**Supplied material**
☆ ☆ ☆ ☆ ☆ ☆ ☆
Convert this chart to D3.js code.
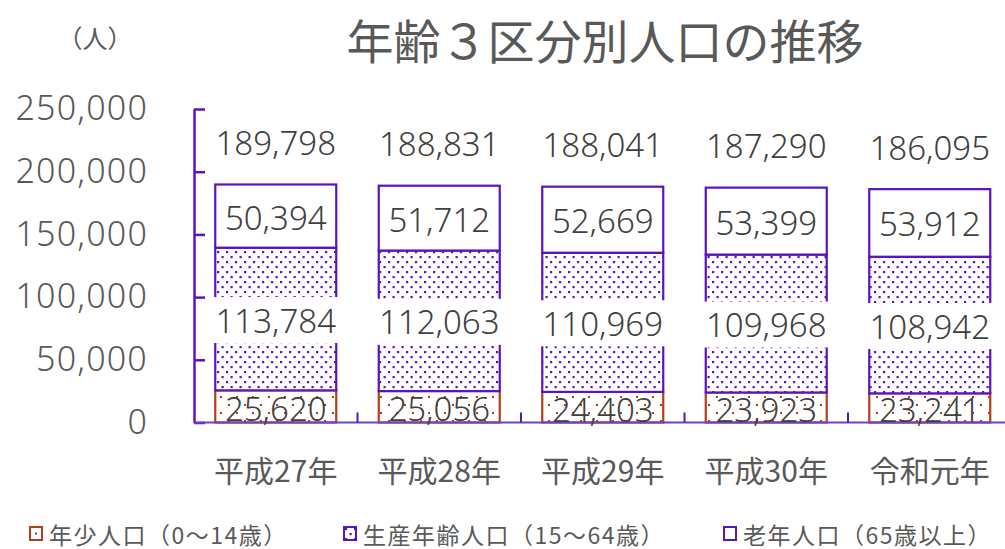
<!DOCTYPE html>
<html>
<head>
<meta charset="utf-8">
<script src="https://cdn.jsdelivr.net/npm/d3@7"></script>
<style>
  body { margin: 0; background: #fff; }
  svg { display: block; }
  text { fill: #595959; }
  .num { font-family: "Noto Sans", "DejaVu Sans", sans-serif; font-weight: 300; }
  .jp { font-family: "Noto Sans CJK JP", sans-serif; }
</style>
</head>
<body>
<div id="chart"></div>
<script>
// values
const categories = ['平成27年', '平成28年', '平成29年', '平成30年', '令和元年'];
const young = [25620, 25056, 24403, 23923, 23241];      // 0-14
const working = [113784, 112063, 110969, 109968, 108942]; // 15-64
const elderly = [50394, 51712, 52669, 53399, 53912];     // 65+
const totals = [189798, 188831, 188041, 187290, 186095];
const yTicks = [0, 50000, 100000, 150000, 200000, 250000];
const legendLabels = ['年少人口（0～14歳）', '生産年齢人口（15～64歳）', '老年人口（65歳以上）'];

const width = 1005, height = 549;
const purple = '#5a14be', brown = '#b0401c';

const svg = d3.select('#chart').append('svg').attr('width', width).attr('height', height);

// dotted fills
const defs = svg.append('defs');
const pBrown = defs.append('pattern').attr('id', 'dotBrown').attr('patternUnits', 'userSpaceOnUse')
    .attr('width', 16).attr('height', 16);
pBrown.append('rect').attr('width', 16).attr('height', 16).attr('fill', '#fff');
pBrown.append('rect').attr('x', 4).attr('y', 4).attr('width', 2).attr('height', 2).attr('fill', brown);
pBrown.append('rect').attr('x', 12).attr('y', 12).attr('width', 2).attr('height', 2).attr('fill', brown);
const pPurple = defs.append('pattern').attr('id', 'dotPurple').attr('patternUnits', 'userSpaceOnUse')
    .attr('width', 9).attr('height', 10);
pPurple.append('rect').attr('width', 9).attr('height', 10).attr('fill', '#fff');
pPurple.append('rect').attr('x', 1).attr('y', 1).attr('width', 2.2).attr('height', 2.2).attr('fill', purple);
pPurple.append('rect').attr('x', 5.5).attr('y', 6).attr('width', 2.2).attr('height', 2.2).attr('fill', purple);

const x = d3.scaleBand()
    .domain(categories)
    .range([194, 1011.5])
    .paddingInner(0.26)
    .paddingOuter(0.13);
const y = d3.scaleLinear()
    .domain([0, 250000])
    .range([422.5, 109]);

const data = categories.map((c, i) => ({
    cat: c, young: young[i], working: working[i], elderly: elderly[i], total: totals[i]
}));
const keys = ['young', 'working', 'elderly'];
const stacked = d3.stack().keys(keys)(data);
const fills = {young: 'url(#dotBrown)', working: 'url(#dotPurple)', elderly: '#fff'};
const strokes = {young: brown, working: purple, elderly: purple};

// bars
svg.selectAll('g.layer')
    .data(stacked)
    .enter().append('g')
    .attr('class', 'layer')
    .selectAll('rect')
    .data(d => d.map(v => ({key: d.key, v})))
    .enter().append('rect')
    .attr('x', d => x(d.v.data.cat))
    .attr('y', d => y(d.v[1]))
    .attr('width', x.bandwidth())
    .attr('height', d => y(d.v[0]) - y(d.v[1]))
    .attr('fill', d => fills[d.key])
    .attr('stroke', d => strokes[d.key])
    .attr('stroke-width', 2.2);

// axes
const yAxis = svg.append('g')
    .attr('transform', 'translate(194,0)')
    .call(d3.axisLeft(y).tickValues(yTicks).tickFormat(d3.format(','))
        .tickSizeInner(-11).tickSizeOuter(0).tickPadding(46));
yAxis.select('.domain').attr('stroke', purple).attr('stroke-width', 2.5);
yAxis.selectAll('.tick line').attr('stroke', purple).attr('stroke-width', 2.5);
yAxis.selectAll('.tick text').attr('class', 'num').attr('font-size', 34)
    .attr('letter-spacing', 1.2).style('fill', '#595959');

const xAxis = svg.append('g')
    .attr('transform', 'translate(0,' + y(0) + ')')
    .call(d3.axisBottom(x).tickSize(0).tickPadding(38));
xAxis.select('.domain').attr('d', 'M194,0H' + width).attr('stroke', '#7040c8').attr('stroke-width', 2);
xAxis.selectAll('.tick text').attr('class', 'jp').attr('font-size', 30).style('fill', '#595959');
// boundary ticks between categories
xAxis.selectAll('line.bound')
    .data(categories.slice(1))
    .enter().append('line')
    .attr('class', 'bound')
    .attr('x1', d => x(d) - x.step() * x.paddingInner() / 2)
    .attr('x2', d => x(d) - x.step() * x.paddingInner() / 2)
    .attr('y1', 0).attr('y2', -10)
    .attr('stroke', purple).attr('stroke-width', 2);

// data labels
const fmt = d3.format(',');
const labels = svg.append('g');
data.forEach(d => {
    const cx = x(d.cat) + x.bandwidth() / 2;
    // young
    labels.append('text').attr('class', 'num').attr('x', cx).attr('y', (y(0) + y(d.young)) / 2 + 2)
        .attr('text-anchor', 'middle').attr('dominant-baseline', 'central')
        .attr('font-size', 33).style('fill', '#404040').text(fmt(d.young));
    // working, on a white box
    const wy = (y(d.young) + y(d.young + d.working)) / 2 + 1;
    labels.append('rect').attr('x', x(d.cat) - 3).attr('y', wy - 23)
        .attr('width', x.bandwidth() + 6).attr('height', 46).attr('fill', '#fff');
    labels.append('text').attr('class', 'num').attr('x', cx).attr('y', wy)
        .attr('text-anchor', 'middle').attr('dominant-baseline', 'central')
        .attr('font-size', 33).style('fill', '#404040').text(fmt(d.working));
    // elderly
    labels.append('text').attr('class', 'num').attr('x', cx)
        .attr('y', (y(d.young + d.working) + y(d.total)) / 2 + 1)
        .attr('text-anchor', 'middle').attr('dominant-baseline', 'central')
        .attr('font-size', 33).style('fill', '#404040').text(fmt(d.elderly));
    // total
    labels.append('text').attr('class', 'num').attr('x', cx).attr('y', y(d.total) - 42)
        .attr('text-anchor', 'middle').attr('dominant-baseline', 'central')
        .attr('font-size', 33).style('fill', '#404040').text(fmt(d.total));
});

// title and unit
svg.append('text').attr('class', 'jp').attr('x', 605).attr('y', 38)
    .attr('text-anchor', 'middle').attr('dominant-baseline', 'central')
    .attr('font-size', 47).text('年齢３区分別人口の推移');
svg.append('text').attr('class', 'jp').attr('x', 95).attr('y', 37)
    .attr('text-anchor', 'middle').attr('dominant-baseline', 'central')
    .attr('font-size', 25).text('（人）');

// legend
const legendX = [30, 344, 724];
const legendFill = ['url(#dotBrown)', 'url(#dotPurple)', '#fff'];
const legendStroke = [brown, purple, purple];
const legend = svg.append('g').selectAll('g')
    .data(legendLabels)
    .enter().append('g')
    .attr('transform', (d, i) => 'translate(' + legendX[i] + ',527)');
legend.append('rect').attr('width', 12).attr('height', 13)
    .attr('fill', (d, i) => i === 0 ? '#fff' : legendFill[i])
    .attr('stroke', (d, i) => legendStroke[i]).attr('stroke-width', 2);
legend.filter((d, i) => i === 0).append('rect')
    .attr('x', 5).attr('y', 5.5).attr('width', 2).attr('height', 2).attr('fill', brown);
legend.append('text').attr('class', 'jp').attr('x', 19).attr('y', 6.5)
    .attr('dominant-baseline', 'central').attr('font-size', 23)
    .attr('letter-spacing', 1.5).text(d => d);
</script>
</body>
</html>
☆ ☆ ☆ ☆ ☆ ☆ ☆
**Task to complete**
Repeat the material above verbatim. Leave the pictures behind.

**Response to the exercise**
Convert this chart to D3.js code.
<!DOCTYPE html>
<html>
<head>
<meta charset="utf-8">
<script src="https://cdn.jsdelivr.net/npm/d3@7"></script>
<style>
  body { margin: 0; background: #fff; }
  svg { display: block; }
  text { fill: #595959; }
  .num { font-family: "Noto Sans", "DejaVu Sans", sans-serif; font-weight: 300; }
  .jp { font-family: "Noto Sans CJK JP", sans-serif; }
</style>
</head>
<body>
<div id="chart"></div>
<script>
// values
const categories = ['平成27年', '平成28年', '平成29年', '平成30年', '令和元年'];
const young = [25620, 25056, 24403, 23923, 23241];      // 0-14
const working = [113784, 112063, 110969, 109968, 108942]; // 15-64
const elderly = [50394, 51712, 52669, 53399, 53912];     // 65+
const totals = [189798, 188831, 188041, 187290, 186095];
const yTicks = [0, 50000, 100000, 150000, 200000, 250000];
const legendLabels = ['年少人口（0～14歳）', '生産年齢人口（15～64歳）', '老年人口（65歳以上）'];

const width = 1005, height = 549;
const purple = '#5a14be', brown = '#b0401c';

const svg = d3.select('#chart').append('svg').attr('width', width).attr('height', height);

// dotted fills
const defs = svg.append('defs');
const pBrown = defs.append('pattern').attr('id', 'dotBrown').attr('patternUnits', 'userSpaceOnUse')
    .attr('width', 16).attr('height', 16);
pBrown.append('rect').attr('width', 16).attr('height', 16).attr('fill', '#fff');
pBrown.append('rect').attr('x', 4).attr('y', 4).attr('width', 2).attr('height', 2).attr('fill', brown);
pBrown.append('rect').attr('x', 12).attr('y', 12).attr('width', 2).attr('height', 2).attr('fill', brown);
const pPurple = defs.append('pattern').attr('id', 'dotPurple').attr('patternUnits', 'userSpaceOnUse')
    .attr('width', 9).attr('height', 10);
pPurple.append('rect').attr('width', 9).attr('height', 10).attr('fill', '#fff');
pPurple.append('rect').attr('x', 1).attr('y', 1).attr('width', 2.2).attr('height', 2.2).attr('fill', purple);
pPurple.append('rect').attr('x', 5.5).attr('y', 6).attr('width', 2.2).attr('height', 2.2).attr('fill', purple);

const x = d3.scaleBand()
    .domain(categories)
    .range([194, 1011.5])
    .paddingInner(0.26)
    .paddingOuter(0.13);
const y = d3.scaleLinear()
    .domain([0, 250000])
    .range([422.5, 109]);

const data = categories.map((c, i) => ({
    cat: c, young: young[i], working: working[i], elderly: elderly[i], total: totals[i]
}));
const keys = ['young', 'working', 'elderly'];
const stacked = d3.stack().keys(keys)(data);
const fills = {young: 'url(#dotBrown)', working: 'url(#dotPurple)', elderly: '#fff'};
const strokes = {young: brown, working: purple, elderly: purple};

// bars
svg.selectAll('g.layer')
    .data(stacked)
    .enter().append('g')
    .attr('class', 'layer')
    .selectAll('rect')
    .data(d => d.map(v => ({key: d.key, v})))
    .enter().append('rect')
    .attr('x', d => x(d.v.data.cat))
    .attr('y', d => y(d.v[1]))
    .attr('width', x.bandwidth())
    .attr('height', d => y(d.v[0]) - y(d.v[1]))
    .attr('fill', d => fills[d.key])
    .attr('stroke', d => strokes[d.key])
    .attr('stroke-width', 2.2);

// axes
const yAxis = svg.append('g')
    .attr('transform', 'translate(194,0)')
    .call(d3.axisLeft(y).tickValues(yTicks).tickFormat(d3.format(','))
        .tickSizeInner(-11).tickSizeOuter(0).tickPadding(46));
yAxis.select('.domain').attr('stroke', purple).attr('stroke-width', 2.5);
yAxis.selectAll('.tick line').attr('stroke', purple).attr('stroke-width', 2.5);
yAxis.selectAll('.tick text').attr('class', 'num').attr('font-size', 34)
    .attr('letter-spacing', 1.2).style('fill', '#595959');

const xAxis = svg.append('g')
    .attr('transform', 'translate(0,' + y(0) + ')')
    .call(d3.axisBottom(x).tickSize(0).tickPadding(38));
xAxis.select('.domain').attr('d', 'M194,0H' + width).attr('stroke', '#7040c8').attr('stroke-width', 2);
xAxis.selectAll('.tick text').attr('class', 'jp').attr('font-size', 30).style('fill', '#595959');
// boundary ticks between categories
xAxis.selectAll('line.bound')
    .data(categories.slice(1))
    .enter().append('line')
    .attr('class', 'bound')
    .attr('x1', d => x(d) - x.step() * x.paddingInner() / 2)
    .attr('x2', d => x(d) - x.step() * x.paddingInner() / 2)
    .attr('y1', 0).attr('y2', -10)
    .attr('stroke', purple).attr('stroke-width', 2);

// data labels
const fmt = d3.format(',');
const labels = svg.append('g');
data.forEach(d => {
    const cx = x(d.cat) + x.bandwidth() / 2;
    // young
    labels.append('text').attr('class', 'num').attr('x', cx).attr('y', (y(0) + y(d.young)) / 2 + 2)
        .attr('text-anchor', 'middle').attr('dominant-baseline', 'central')
        .attr('font-size', 33).style('fill', '#404040').text(fmt(d.young));
    // working, on a white box
    const wy = (y(d.young) + y(d.young + d.working)) / 2 + 1;
    labels.append('rect').attr('x', x(d.cat) - 3).attr('y', wy - 23)
        .attr('width', x.bandwidth() + 6).attr('height', 46).attr('fill', '#fff');
    labels.append('text').attr('class', 'num').attr('x', cx).attr('y', wy)
        .attr('text-anchor', 'middle').attr('dominant-baseline', 'central')
        .attr('font-size', 33).style('fill', '#404040').text(fmt(d.working));
    // elderly
    labels.append('text').attr('class', 'num').attr('x', cx)
        .attr('y', (y(d.young + d.working) + y(d.total)) / 2 + 1)
        .attr('text-anchor', 'middle').attr('dominant-baseline', 'central')
        .attr('font-size', 33).style('fill', '#404040').text(fmt(d.elderly));
    // total
    labels.append('text').attr('class', 'num').attr('x', cx).attr('y', y(d.total) - 42)
        .attr('text-anchor', 'middle').attr('dominant-baseline', 'central')
        .attr('font-size', 33).style('fill', '#404040').text(fmt(d.total));
});

// title and unit
svg.append('text').attr('class', 'jp').attr('x', 605).attr('y', 38)
    .attr('text-anchor', 'middle').attr('dominant-baseline', 'central')
    .attr('font-size', 47).text('年齢３区分別人口の推移');
svg.append('text').attr('class', 'jp').attr('x', 95).attr('y', 37)
    .attr('text-anchor', 'middle').attr('dominant-baseline', 'central')
    .attr('font-size', 25).text('（人）');

// legend
const legendX = [30, 344, 724];
const legendFill = ['url(#dotBrown)', 'url(#dotPurple)', '#fff'];
const legendStroke = [brown, purple, purple];
const legend = svg.append('g').selectAll('g')
    .data(legendLabels)
    .enter().append('g')
    .attr('transform', (d, i) => 'translate(' + legendX[i] + ',527)');
legend.append('rect').attr('width', 12).attr('height', 13)
    .attr('fill', (d, i) => i === 0 ? '#fff' : legendFill[i])
    .attr('stroke', (d, i) => legendStroke[i]).attr('stroke-width', 2);
legend.filter((d, i) => i === 0).append('rect')
    .attr('x', 5).attr('y', 5.5).attr('width', 2).attr('height', 2).attr('fill', brown);
legend.append('text').attr('class', 'jp').attr('x', 19).attr('y', 6.5)
    .attr('dominant-baseline', 'central').attr('font-size', 23)
    .attr('letter-spacing', 1.5).text(d => d);
</script>
</body>
</html>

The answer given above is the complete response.